ROCK CONSCIENT
PAR FRANCISCO CRUZ
Le son des flamands rose avait bien évolué depuis l’expérimental Atom Heart Mother, vers une forme davantage symphonique, et les inspirations philosophiques de The Wall avaient résonné avec joie à la fin de la guerre froide et la chute du Mur de Berlin. À Knebworth les Pink jouaient at home, et ce concert (inédit) mémorable (et caritatif) est un must dans l’histoire musicale du groupe.
C’était une époque où le rock se voulait une alternative positive à la destruction planétaire qui se profilait via les laboratoires pharmaceutiques, l’industrie alimentaire et cybernétique. La vie des hommes était exposée à des nouveaux dangers, les causes humanitaires ne manquaient pas, et les rockers les plus populaires de la planète assumaient des engagements ambitieux et surprenants.
C’était le temps de la fin des dictatures militaires en Amérique du Sud (Argentine, Brésil, Paraguay, Chili, Uruguay…), mises en place avec le concours de la C.I.A. et confortées par le capitalisme néo-libéral, et le crépuscule des régimes totalitaires imposés depuis Moscou à l’ensemble de l’Europe orientale. Militant pour les Droits de l’Homme, des musiciens de rock faisaient le tour du monde avec le programme de concerts Human Rights Now. Une Confabulation de l’Espoir, qui se déclinait en lives pour la Paix au Moyen Orient, contre la famine en Afrique, et aussi pour la sauvegarde de l’Amazonie, de la Nature, de la planète Terre donc. Un moment éphémère où la politique et l’écologie convergeaient.
C’était l’héritage d’autres icônes du rock qui, vingt ans auparavant, avaient milité et joué contre la guerre du Vietnam, contre l’embargo à Cuba, contre l’Apartheid en Afrique du Sud. Évidement, ces concerts ne furent pas des solutions miracles aux dérives structurales de la société humaine. Mais, ils eurent le mérite de sensibiliser une partie de la jeunesse qui, faisant pression sur les politiques d’État, contribuèrent à améliorer certaines conditions de vie.

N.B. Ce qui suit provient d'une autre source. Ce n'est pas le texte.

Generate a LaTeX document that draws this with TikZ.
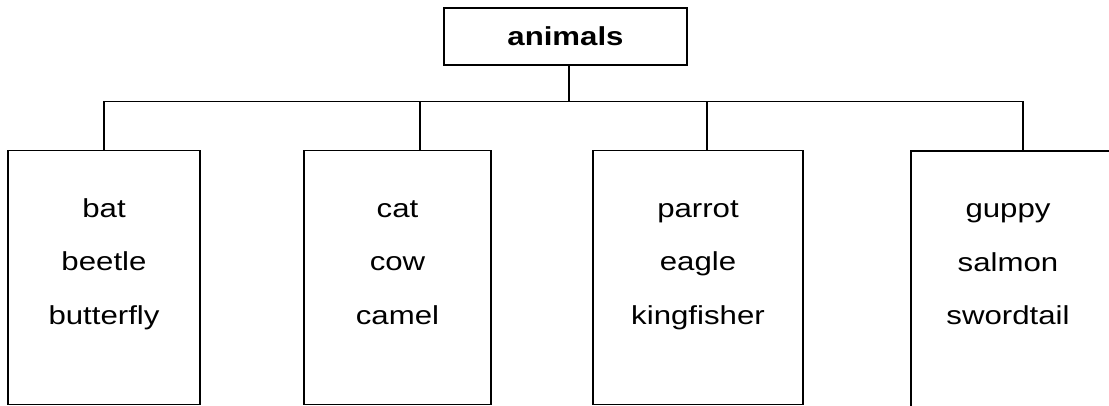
\documentclass[tikz,border=0pt]{standalone}
\usepackage{fontspec}
\setmainfont{Liberation Sans}[FakeStretch=1.2]
\usetikzlibrary{positioning}

\begin{document}
\begin{tikzpicture}[x=0.5pt, y=-0.5pt, line width=0.9pt,
  group/.style={draw, rectangle, inner sep=0pt, minimum height=127pt},
  members/.style={anchor=north, align=center, inner sep=0pt, yshift=-24pt,
    font=\fontsize{13}{26.75}\selectfont}]
\useasboundingbox (0,0) rectangle (1109,406);
% Top
\node[draw, rectangle, minimum width=121.5pt, minimum height=28.5pt, font=\fontsize{13}{15}\selectfont\bfseries] (animals) at (565.5,36.5) {animals};

% Groups
\node[group, minimum width=96pt, label={[members]north:bat\\beetle\\butterfly}] (bats) at (104,277.5) {};
\node[group, minimum width=93.5pt, label={[members]north:\vphantom{b}cat\\cow\\camel}] (cats) at (397.5,277.5) {};
\node[group, minimum width=105pt, label={[members]north:\vphantom{b}parrot\\eagle\\kingfisher}] (birds) at (698,277.5) {};
\node[group, minimum width=102pt, minimum height=130.5pt, label={[members, xshift=-2.5pt]north:\vphantom{b}guppy\\salmon\\swordtail}] (fish) at (1013,281.5) {};

% Lines
\draw (bats.north) -- ++(0,24pt) coordinate (bus) -| ([xshift=5pt]fish.north);
\draw ([xshift=1.75pt]animals.south) |- (bus);
\draw ([xshift=11.25pt]cats.north) |- (bus);
\draw ([xshift=4.5pt]birds.north) |- (bus);
\end{tikzpicture}
\end{document}
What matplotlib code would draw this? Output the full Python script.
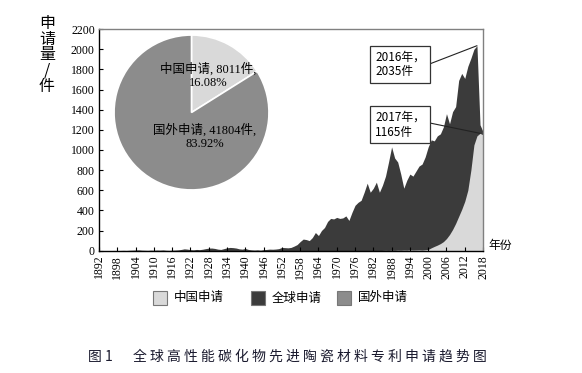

Les motifs pour éveiller la solidarité humaine ne diminuent toujours pas. Ce concert à Knebworth était destiné à aider le Robbins Music Center et à la construction de la Brit School, pour assurer l’enseignement gratuit des Arts en Grande Bretagne et ailleurs. Un geste alternatif à la politique d’éducation marchande imposée par le capitalisme néo-libéral qui finit par s’emparer de la société mondiale. La performance de l’emblématique «Money» y trouvait tout son sens. Les Pink Floyd n’étaient pas seuls, ce 30 juin 1990. Avec eux : Genesis, Tears For Fears, Eric Clapton, Robert Plant… Au sommet de leur art (et malgré la séparation avec Roger Waters), le guitariste et leader vocal David Gilmour, le batteur Nick Mason et le claviériste Richard Wright y invitèrent sur scène un sextet de musiciens, parmi lesquels on remarque la saxophoniste Candy Dulfer, particulièrement brillante sur «Shine On You Crazy Diamond» et «Money».
Ironie de l’histoire, ce concert fut aussi une autre célébration de la fin du régime communiste en Allemagne de l’Est et de la dictature fasciste au Chili (où Peter Gabriel, Sting, Bruce Springsteen et d’autres jouèrent devant 100 mille personnes).
On peut se demander qui aujourd’hui, des rockers ou des jazzmen, s’insurgera enfin contre les crimes biologiques et environnementaux qui se commentent actuellement dans le monde ?
Ce défi, certes, nous concerne tous.